On Tuesday, Mike Trout and the Los Angeles Angels agreed to a 12-year, $430M extension. Will Trout ever lead the Angels to a World Series.
Mike Trout‘s reported extension with the Los Angeles Angels is the most Mike Trout thing ever. Stuffed away in Los Angeles’ 2nd best team, baseball’s best player will be able to remain relatively anonymous among the game’s biggest stars for the foreseeable future.
By the same token, in a fair world, Trout got exactly what he deserved in that $430M. He gets the recognition, at least monetarily, that he is the best player in baseball… by a mile.
In fact, the second largest contract in baseball history, Bryce Harper‘s 13-year, $330M deal with the Philadelphia Phillies, is $100M less than what Trout got. Why? Well because Trout is at the very least $100M better than Harper is statistically.
If we compare both players since 2012, Harper’s first MLB season, Trout demolishes Harper in every statistical measure, traditional and advanced. Don’t believe me? Here’s a snapshot:
- Trout: .310 AVG | .420 OBP | .579 SLG | .420 wOBA | 174 wRC+ | 64.2 fWAR
- Harper: .279 AVG | .388 OBP | .512 SLG | .382 wOBA | 140 wRC+ | 30.5 fWAR
At the same time, however, Bryce Harper is baseball’s most recognizable figure. So much so that in ESPN’s “World Fame 100,” a list of the top 100 athletes based on google searches, Harper is the only MLB player that appears on the list. He was ranked 98th.
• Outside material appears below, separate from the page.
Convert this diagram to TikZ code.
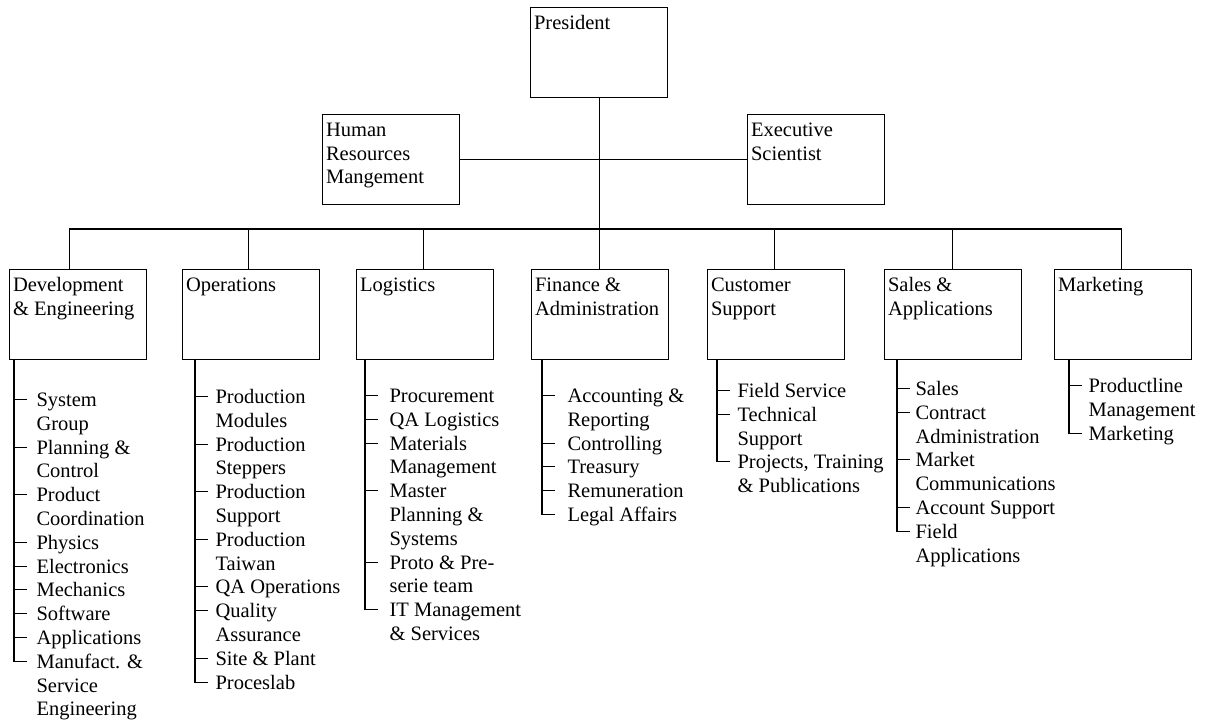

The worst thing about this deal for Trout is that his chances of obtaining a World title just got harder. For the next three seasons, Trout and Albert Pujols are guaranteed close to $65M in salary from the Los Angeles Angels. Pujols, who’s suffering one of the worst declines in recent memory, probably won’t contribute to a title in the next three seasons. Then, after he’s gone, Trout will probably be at the end of his prime, providing the Angels with a short window to try to get the best player in baseball his ring.
At the end of the day, however, this is a business and Mike Trout is its prime commodity. The Angels had to do right by Trout.
On the other hand, Trout didn’t have to return the favor. This is the classic case of “one step forward, three steps back.”